17 June 2012 - 5:48 pm

Riding natural disasters

I wrote this post in the early months of last year, and for some reason, never posted it. I can’t remember why! I suspect I got sick or distracted, and just never came back to it. So I thought I’d share it with you all now, because the sentiment is still true, even if a year has passed since it was originally penned.

People are amazing. It’s good to remember this.


Those of you who have seen the news lately will know that Queensland, Australia has had a rough start to the year (2011). La Nina is apparently to blame, bringing violent and wet weather to batter the eastern coast of the country.

First, there were the floods. After several months of rain (note: when I moved here in 2008, everyone was complaining about the 7-year-long drought), a whole heap of rain piled on at once, and most of the state flooded.

I was lucky. My home was untouched – the flood waters didn’t come anywhere near my suburb. I was evacuated out of the office, though, and wound up working from home until the office lost all power. It was two weeks before we were back in the building again, due to the basement parking levels being filled with water (and spilled diesel and who knows what other nasties).

It was a frustrating time. The coverage was heartbreaking, with so many people in the area affected, but nowhere near me. I wanted to go help but we were being told to stay at home and stay off the roads. Being so far from everything, it would have been crazy to try driving all that way, so I stayed where I was (plus I still wasn’t recovered from being sick the week before).

A lot of people were far more determined than me. When I say ‘a lot’, what I mean is not just hundreds, but thousands. That’s how many turned out to help – with moving people’s stuff to higher ground, the evacuation centres, and later the cleanup. A friend of mine went to try to volunteer, and she was turned away every time, along with hundreds or even thousands of others. On the news coverage, there was an image of an old lady helping to clean up the mud in a brand new pair of wellies/rubber boots, bought specially so she could volunteer.

The sheer wealth of goodwill and giving that came out of that disaster is stunning. People drove for hours from unaffected areas to offer whatever they could. Those who were turned away were disappointed and frustrated that they couldn’t do more. I know how they felt – I wanted to be out there, even if my health wouldn’t have stood up to much.

We offered the spare rooms in our house up to anyone who was out of their homes due to flood damage – the best we could do, though we’re too far from the city and flood damage for anyone to take us up on the offer (we assume that’s the reason!). Every place we registered had hundreds of rooms on offer – again, the generosity is astounding.

Having lived in a few different places, I can’t honestly say that that would have happened everywhere. Australia isn’t particularly known for a culture of cooperative community (that I know of), but what I saw over the past few weeks shows that the spirit of helping out neighbours in need is alive and thriving here on this inhospitable island. I’ve become more jaded about people than I like over the past few years, and recent events have done a lot to restore my faith in human nature.

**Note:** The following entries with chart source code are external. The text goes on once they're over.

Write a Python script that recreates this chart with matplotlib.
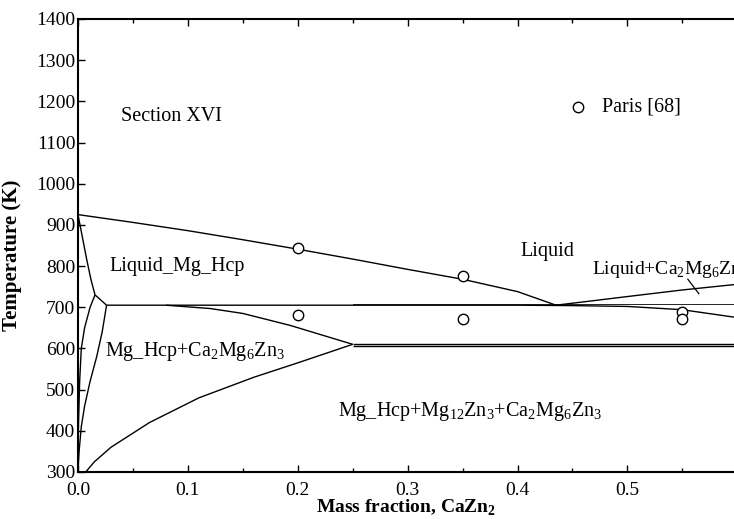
import numpy as np
import matplotlib.pyplot as plt
from matplotlib.ticker import MultipleLocator

plt.rcParams['font.family'] = ['Liberation Serif', 'DejaVu Serif']
plt.rcParams['mathtext.fontset'] = 'custom'
plt.rcParams['mathtext.rm'] = 'Liberation Serif'
plt.rcParams['mathtext.bf'] = 'Liberation Serif:bold'

# Liquidus (Liquid / Liquid_Mg_Hcp boundary)
liq_x = [0.0, 0.05, 0.10, 0.15, 0.20, 0.25, 0.30, 0.35, 0.40, 0.435]
liq_t = [925, 906, 886, 864, 841, 817, 792, 768, 738, 705]
# Liquid / Liquid+Ca2Mg6Zn3 boundary
liq2_x = [0.435, 0.50, 0.55, 0.597]
liq2_t = [705, 726, 742, 755]
# three-phase line near 705 K and its right-hand end
top_x = [0.026, 0.10, 0.20, 0.30, 0.40, 0.45, 0.50, 0.55, 0.597]
top_t = [705, 705, 705, 705, 705, 704, 702, 694, 676]
# Mg-side liquidus
mgliq_x = [0.0, 0.004, 0.008, 0.012, 0.0155]
mgliq_t = [925, 870, 815, 765, 730]
# peritectic corner
corner_x = [0.0155, 0.026]
corner_t = [730, 705]
# solvus from peak down to the Mg axis
solv1_x = [0.0155, 0.011, 0.006, 0.003, 0.0015, 0.0005, 0.0]
solv1_t = [730, 700, 650, 600, 520, 420, 330]
# Mg_Hcp / Mg_Hcp+Ca2Mg6Zn3 boundary
solv2_x = [0.026, 0.022, 0.017, 0.011, 0.006, 0.003, 0.001, 0.0]
solv2_t = [705, 640, 580, 520, 460, 410, 350, 300]
# upper boundary of the Mg_Hcp+Ca2Mg6Zn3 wedge
wedge_up_x = [0.08, 0.12, 0.15, 0.193, 0.25]
wedge_up_t = [705, 697, 685, 656, 610]
# lower boundary of the wedge
wedge_lo_x = [0.007, 0.015, 0.03, 0.065, 0.11, 0.16, 0.20, 0.25]
wedge_lo_t = [300, 325, 360, 420, 480, 530, 565, 610]
# lower three-phase line (drawn doubled)
low_x = [0.25, 0.597]
low_t1 = [610, 610]
low_t2 = [605, 605]

# Paris [68] data
paris_x = [0.20, 0.20, 0.35, 0.35, 0.55, 0.55]
paris_t = [845, 680, 777, 672, 688, 671]

fig = plt.figure(figsize=(7.34, 5.19), dpi=100)
ax = fig.add_axes([78 / 734, 0.0906, 1 - 78 / 734, 0.8728])

lw = 1.0
c = 'black'
for xs, ts in [(liq_x, liq_t), (liq2_x, liq2_t), (top_x, top_t), (mgliq_x, mgliq_t),
               (corner_x, corner_t), (solv1_x, solv1_t), (solv2_x, solv2_t),
               (wedge_up_x, wedge_up_t), (wedge_lo_x, wedge_lo_t),
               (low_x, low_t1), (low_x, low_t2)]:
    ax.plot(xs, ts, color=c, lw=lw, solid_capstyle='butt')
ax.plot([0.25, 0.597], [707, 707], color=c, lw=0.6)

ax.plot(paris_x, paris_t, 'o', mfc='white', mec='black', ms=7.5, mew=1.0, clip_on=False)
ax.plot([0.455], [1186], 'o', mfc='white', mec='black', ms=7.5, mew=1.0)
ax.text(0.477, 1186, 'Paris [68]', fontsize=14.5, va='center')

fs = 14.5
ax.text(0.085, 1164, 'Section XVI', fontsize=fs, ha='center', va='center')
ax.text(0.427, 835, 'Liquid', fontsize=fs, ha='center', va='center')
# the reference label runs off the right edge of the picture
ax.text(0.468, 791, r'Liquid+Ca$_2$Mg$_6$Zn$_3$', fontsize=14, ha='left', va='center',
        clip_on=False)
ax.plot([0.555, 0.565], [768, 733], color=c, lw=0.9)
ax.text(0.0905, 800, 'Liquid_Mg_Hcp', fontsize=fs, ha='center', va='center')
ax.text(0.0245, 592, r'Mg_Hcp+Ca$_2$Mg$_6$Zn$_3$', fontsize=fs, ha='left', va='center')
ax.text(0.237, 446, r'Mg_Hcp+Mg$_{12}$Zn$_3$+Ca$_2$Mg$_6$Zn$_3$', fontsize=fs,
        ha='left', va='center')

ax.set_xlim(0, 0.597)
ax.set_ylim(300, 1400)
ax.xaxis.set_major_locator(MultipleLocator(0.1))
ax.xaxis.set_minor_locator(MultipleLocator(0.05))
ax.yaxis.set_major_locator(MultipleLocator(100))
ax.xaxis.set_major_formatter(plt.FuncFormatter(lambda v, p: f'{v:.1f}'))
ax.tick_params(which='both', direction='in', top=True, labelsize=14, width=1.0)
ax.tick_params(which='major', length=5)
ax.tick_params(which='minor', length=3)
ax.tick_params(axis='y', pad=2)
ax.tick_params(axis='x', pad=7)
ax.spines['right'].set_visible(False)
for s in ['left', 'bottom', 'top']:
    ax.spines[s].set_linewidth(1.5)

ax.set_xlabel(r'Mass fraction, CaZn$_\mathbf{2}$', fontsize=14, fontweight='bold', labelpad=-1)
ax.set_ylabel('Temperature (K)', fontsize=15, fontweight='bold')
ax.yaxis.set_label_coords(-0.085, 0.479)

fig.savefig('out.png', dpi=100)
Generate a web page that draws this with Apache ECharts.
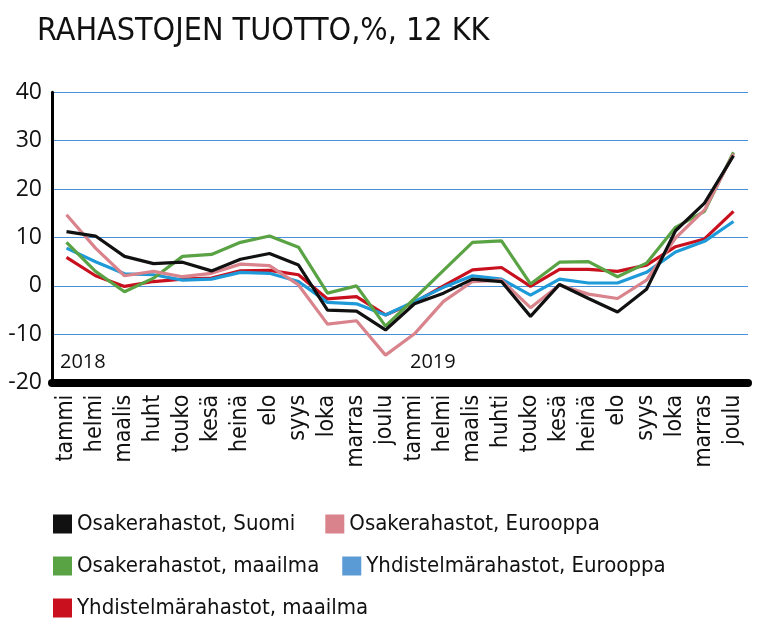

No-one forced those people to help out, psychologically, physically, or otherwise. They were there helping because “How can we not?” As if there was no other right, logical thing to be doing.

I used to share a house with someone who didn’t believe in altruism, as if it was a myth like Santa Claus and the Tooth Fairy. I wonder what she would have thought about this.

Then, just as things were calming down after the floods, the cyclone warning came in. Not for this area, thank goodness, but for the northern part of the state. A cyclone worse than any storm in the last century or so, and more powerful than the hurricane Katrina that flattened New Orleans. It hit an area that was nearly wiped out five years ago by a much smaller cyclone.

The destruction is awful, but the people were amazing. They were sensible, even though they were scared. They did what they were supposed to do, got to safety, and rode it out. Entire towns were flattened, and I think only one person died. One. And that’s because he was in a cyclone on a boat.

Now, those people are picking up the shattered remnants of homes and businesses, and working out how to rebuild. Some only just got finished rebuilding after the last big cyclone blew through. I saw one woman on the news saying, “Oh, we’ll build it again. We did it before and we’ll do it now.” She was crying as she looked at the wreck of her son’s room, missing its roof, covered in rainwater, and knowing just how much work was waiting for her. But she’d just heard a storm tearing the house apart over her head, so I’ll forgive her for being somewhat emotional.

I have great admiration for these people. Perhaps some of them have no choice – their lives are in tatters and they have to rebuild. But they approach it with such calmness and strength. I respect that. And I appreciate them for restoring my faith that people can do the right, good thing when it’s needed. In the current world climate, I think we all need reminders like this.